> **SUPPLIED DATA**:
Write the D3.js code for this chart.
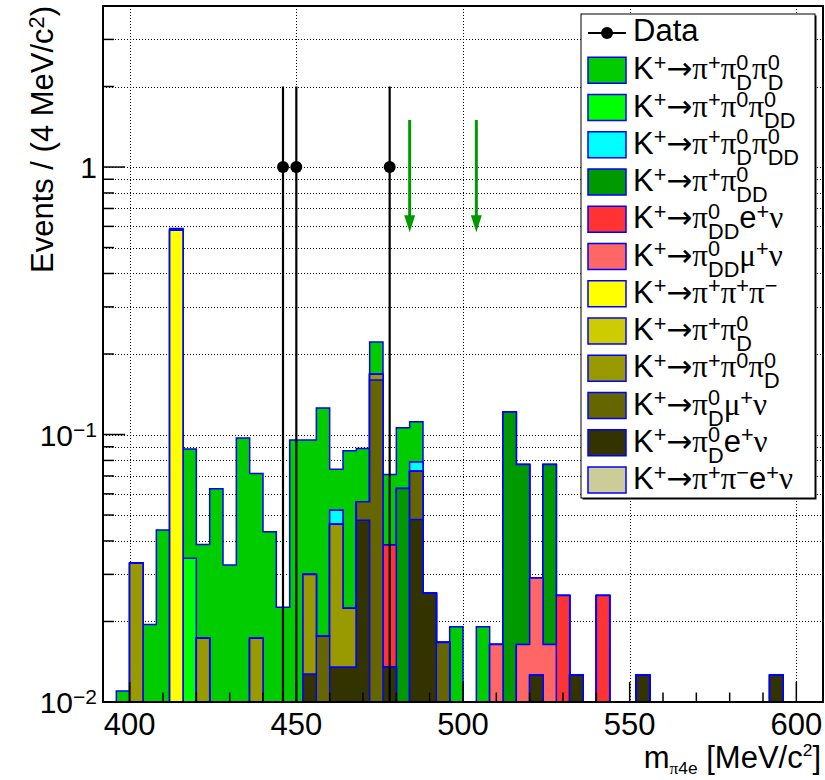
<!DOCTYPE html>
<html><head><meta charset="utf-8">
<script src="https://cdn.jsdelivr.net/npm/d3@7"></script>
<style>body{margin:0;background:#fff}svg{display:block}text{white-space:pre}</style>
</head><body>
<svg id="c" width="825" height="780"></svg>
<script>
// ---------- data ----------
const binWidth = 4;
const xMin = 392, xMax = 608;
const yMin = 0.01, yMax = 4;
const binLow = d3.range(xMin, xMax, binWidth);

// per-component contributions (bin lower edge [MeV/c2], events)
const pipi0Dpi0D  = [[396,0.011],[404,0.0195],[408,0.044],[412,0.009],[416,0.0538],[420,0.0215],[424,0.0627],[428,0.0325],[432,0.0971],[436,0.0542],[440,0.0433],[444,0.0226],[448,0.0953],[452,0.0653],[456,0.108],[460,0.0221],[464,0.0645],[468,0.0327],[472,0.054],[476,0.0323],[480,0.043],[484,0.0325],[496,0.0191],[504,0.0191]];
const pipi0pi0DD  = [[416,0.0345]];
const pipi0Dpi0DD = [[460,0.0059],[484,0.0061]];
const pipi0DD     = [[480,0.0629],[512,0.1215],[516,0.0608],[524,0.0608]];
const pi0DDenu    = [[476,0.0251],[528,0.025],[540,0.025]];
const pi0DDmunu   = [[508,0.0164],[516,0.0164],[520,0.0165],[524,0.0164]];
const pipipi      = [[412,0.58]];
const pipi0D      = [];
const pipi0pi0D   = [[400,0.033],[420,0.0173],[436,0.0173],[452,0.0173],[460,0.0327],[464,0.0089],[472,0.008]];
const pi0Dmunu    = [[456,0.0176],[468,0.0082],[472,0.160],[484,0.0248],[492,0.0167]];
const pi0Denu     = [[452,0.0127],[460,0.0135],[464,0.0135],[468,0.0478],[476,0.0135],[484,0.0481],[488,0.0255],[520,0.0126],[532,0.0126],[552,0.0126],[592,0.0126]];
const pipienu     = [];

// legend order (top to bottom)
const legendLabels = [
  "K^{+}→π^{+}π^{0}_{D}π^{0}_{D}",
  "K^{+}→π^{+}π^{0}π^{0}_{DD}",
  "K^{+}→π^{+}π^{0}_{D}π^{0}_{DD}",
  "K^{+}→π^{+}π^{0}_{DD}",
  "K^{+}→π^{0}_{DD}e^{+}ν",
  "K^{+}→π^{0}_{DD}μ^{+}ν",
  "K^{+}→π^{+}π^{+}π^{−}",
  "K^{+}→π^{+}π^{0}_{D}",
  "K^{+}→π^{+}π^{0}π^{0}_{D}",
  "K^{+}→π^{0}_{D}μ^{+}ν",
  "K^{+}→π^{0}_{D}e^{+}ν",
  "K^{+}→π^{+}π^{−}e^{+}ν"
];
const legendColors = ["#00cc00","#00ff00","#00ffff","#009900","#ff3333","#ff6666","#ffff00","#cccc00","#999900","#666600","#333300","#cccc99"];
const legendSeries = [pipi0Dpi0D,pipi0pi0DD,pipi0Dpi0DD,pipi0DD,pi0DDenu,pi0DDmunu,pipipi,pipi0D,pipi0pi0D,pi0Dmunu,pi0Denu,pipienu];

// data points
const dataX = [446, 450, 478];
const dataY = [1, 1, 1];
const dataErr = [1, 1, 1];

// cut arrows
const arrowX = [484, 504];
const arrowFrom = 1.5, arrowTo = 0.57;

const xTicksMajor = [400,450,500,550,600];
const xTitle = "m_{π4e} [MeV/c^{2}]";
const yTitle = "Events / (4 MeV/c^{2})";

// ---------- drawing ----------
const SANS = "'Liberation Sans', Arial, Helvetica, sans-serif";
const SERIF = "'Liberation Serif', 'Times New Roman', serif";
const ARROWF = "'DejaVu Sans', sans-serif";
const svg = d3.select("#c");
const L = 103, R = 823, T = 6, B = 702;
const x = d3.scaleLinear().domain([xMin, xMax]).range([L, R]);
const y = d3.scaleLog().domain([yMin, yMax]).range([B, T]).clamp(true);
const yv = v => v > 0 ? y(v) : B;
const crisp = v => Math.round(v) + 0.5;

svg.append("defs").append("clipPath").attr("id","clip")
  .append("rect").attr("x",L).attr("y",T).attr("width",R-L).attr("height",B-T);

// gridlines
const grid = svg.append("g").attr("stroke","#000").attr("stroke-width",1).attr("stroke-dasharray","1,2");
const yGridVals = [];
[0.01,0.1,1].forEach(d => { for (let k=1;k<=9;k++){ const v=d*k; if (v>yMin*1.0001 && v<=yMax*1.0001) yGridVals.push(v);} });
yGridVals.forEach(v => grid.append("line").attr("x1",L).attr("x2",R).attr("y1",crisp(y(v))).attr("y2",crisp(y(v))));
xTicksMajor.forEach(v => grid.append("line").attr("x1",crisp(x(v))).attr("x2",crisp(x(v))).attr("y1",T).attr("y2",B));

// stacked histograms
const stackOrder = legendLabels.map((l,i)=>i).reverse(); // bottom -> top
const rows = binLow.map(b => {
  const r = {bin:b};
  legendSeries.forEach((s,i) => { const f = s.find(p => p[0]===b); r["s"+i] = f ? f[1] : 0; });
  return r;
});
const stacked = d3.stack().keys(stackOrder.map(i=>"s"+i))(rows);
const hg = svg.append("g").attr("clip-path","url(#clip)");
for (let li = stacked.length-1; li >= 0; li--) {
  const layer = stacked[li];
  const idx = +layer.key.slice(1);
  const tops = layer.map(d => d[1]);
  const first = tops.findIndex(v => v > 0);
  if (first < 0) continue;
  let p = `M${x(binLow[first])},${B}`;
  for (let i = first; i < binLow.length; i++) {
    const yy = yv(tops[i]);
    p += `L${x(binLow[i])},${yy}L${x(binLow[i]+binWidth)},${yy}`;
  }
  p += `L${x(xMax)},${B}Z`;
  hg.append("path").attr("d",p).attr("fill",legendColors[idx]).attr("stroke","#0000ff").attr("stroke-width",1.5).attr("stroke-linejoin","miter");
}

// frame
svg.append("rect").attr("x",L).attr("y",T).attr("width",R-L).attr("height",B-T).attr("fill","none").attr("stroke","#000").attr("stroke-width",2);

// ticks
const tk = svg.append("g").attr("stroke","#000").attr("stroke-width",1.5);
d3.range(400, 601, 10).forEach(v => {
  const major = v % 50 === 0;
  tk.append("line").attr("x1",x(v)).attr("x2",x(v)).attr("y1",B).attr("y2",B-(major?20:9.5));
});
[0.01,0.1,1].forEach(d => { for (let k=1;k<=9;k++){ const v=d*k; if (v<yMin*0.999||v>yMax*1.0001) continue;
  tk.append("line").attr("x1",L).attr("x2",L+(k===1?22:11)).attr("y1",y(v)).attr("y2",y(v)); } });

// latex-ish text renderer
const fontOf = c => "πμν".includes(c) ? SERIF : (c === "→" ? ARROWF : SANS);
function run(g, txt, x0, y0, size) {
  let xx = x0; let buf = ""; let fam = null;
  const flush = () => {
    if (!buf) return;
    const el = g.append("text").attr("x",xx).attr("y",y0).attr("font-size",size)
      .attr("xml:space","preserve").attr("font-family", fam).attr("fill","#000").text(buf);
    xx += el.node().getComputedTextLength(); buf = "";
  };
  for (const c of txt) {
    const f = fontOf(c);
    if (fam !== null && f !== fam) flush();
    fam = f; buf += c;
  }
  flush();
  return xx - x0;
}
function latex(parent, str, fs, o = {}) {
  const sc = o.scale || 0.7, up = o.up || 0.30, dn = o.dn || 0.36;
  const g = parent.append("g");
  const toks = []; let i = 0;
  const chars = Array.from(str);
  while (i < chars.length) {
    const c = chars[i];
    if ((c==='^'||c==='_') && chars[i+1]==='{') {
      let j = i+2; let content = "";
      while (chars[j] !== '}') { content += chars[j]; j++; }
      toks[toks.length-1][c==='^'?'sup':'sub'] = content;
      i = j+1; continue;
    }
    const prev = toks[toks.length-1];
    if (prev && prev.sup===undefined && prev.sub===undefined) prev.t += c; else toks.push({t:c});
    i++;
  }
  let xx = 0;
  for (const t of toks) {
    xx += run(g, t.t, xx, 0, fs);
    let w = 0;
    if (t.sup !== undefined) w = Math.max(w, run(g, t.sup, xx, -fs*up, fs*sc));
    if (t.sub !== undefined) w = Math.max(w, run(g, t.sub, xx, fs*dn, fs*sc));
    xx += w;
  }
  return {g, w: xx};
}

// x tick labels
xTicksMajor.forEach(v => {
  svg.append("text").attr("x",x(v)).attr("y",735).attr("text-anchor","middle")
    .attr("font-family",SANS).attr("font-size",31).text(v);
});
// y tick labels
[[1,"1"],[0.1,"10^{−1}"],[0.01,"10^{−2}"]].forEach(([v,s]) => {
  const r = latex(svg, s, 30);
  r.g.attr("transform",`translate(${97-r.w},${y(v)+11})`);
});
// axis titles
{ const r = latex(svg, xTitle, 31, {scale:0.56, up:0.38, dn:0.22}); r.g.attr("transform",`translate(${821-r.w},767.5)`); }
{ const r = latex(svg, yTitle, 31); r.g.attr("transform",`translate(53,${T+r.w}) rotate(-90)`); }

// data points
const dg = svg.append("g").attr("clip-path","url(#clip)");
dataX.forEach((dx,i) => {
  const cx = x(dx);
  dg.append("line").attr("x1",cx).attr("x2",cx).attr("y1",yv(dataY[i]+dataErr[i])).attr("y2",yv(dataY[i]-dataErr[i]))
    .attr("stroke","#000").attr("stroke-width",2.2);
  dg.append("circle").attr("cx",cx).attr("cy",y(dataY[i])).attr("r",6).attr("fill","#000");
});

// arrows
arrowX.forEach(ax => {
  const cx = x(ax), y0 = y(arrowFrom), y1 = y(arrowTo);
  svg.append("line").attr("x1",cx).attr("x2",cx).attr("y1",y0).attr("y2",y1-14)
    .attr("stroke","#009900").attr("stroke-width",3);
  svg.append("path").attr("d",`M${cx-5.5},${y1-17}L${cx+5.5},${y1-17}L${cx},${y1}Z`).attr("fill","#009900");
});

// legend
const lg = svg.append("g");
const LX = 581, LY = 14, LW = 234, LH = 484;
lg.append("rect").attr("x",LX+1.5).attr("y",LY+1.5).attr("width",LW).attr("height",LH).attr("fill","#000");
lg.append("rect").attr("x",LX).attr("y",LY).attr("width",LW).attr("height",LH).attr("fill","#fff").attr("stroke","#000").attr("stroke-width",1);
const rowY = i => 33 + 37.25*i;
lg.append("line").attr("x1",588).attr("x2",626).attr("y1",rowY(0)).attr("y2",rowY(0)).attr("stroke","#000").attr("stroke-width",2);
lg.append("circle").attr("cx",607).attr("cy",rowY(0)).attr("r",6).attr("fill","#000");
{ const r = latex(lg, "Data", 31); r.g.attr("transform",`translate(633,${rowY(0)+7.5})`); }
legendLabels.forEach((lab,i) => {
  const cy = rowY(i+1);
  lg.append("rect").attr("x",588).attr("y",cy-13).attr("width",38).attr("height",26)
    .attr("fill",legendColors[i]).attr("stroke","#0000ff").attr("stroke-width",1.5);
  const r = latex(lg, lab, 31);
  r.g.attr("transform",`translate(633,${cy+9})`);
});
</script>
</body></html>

> **SET EXERCISE**:
Reproduce the material above exactly, first line through the line that contains "const binLow = d3.range(xMin, xMax, binWidth);", minus the pictures.

> **TASK RESPONSE**:
Write the D3.js code for this chart.
<!DOCTYPE html>
<html><head><meta charset="utf-8">
<script src="https://cdn.jsdelivr.net/npm/d3@7"></script>
<style>body{margin:0;background:#fff}svg{display:block}text{white-space:pre}</style>
</head><body>
<svg id="c" width="825" height="780"></svg>
<script>
// ---------- data ----------
const binWidth = 4;
const xMin = 392, xMax = 608;
const yMin = 0.01, yMax = 4;
const binLow = d3.range(xMin, xMax, binWidth);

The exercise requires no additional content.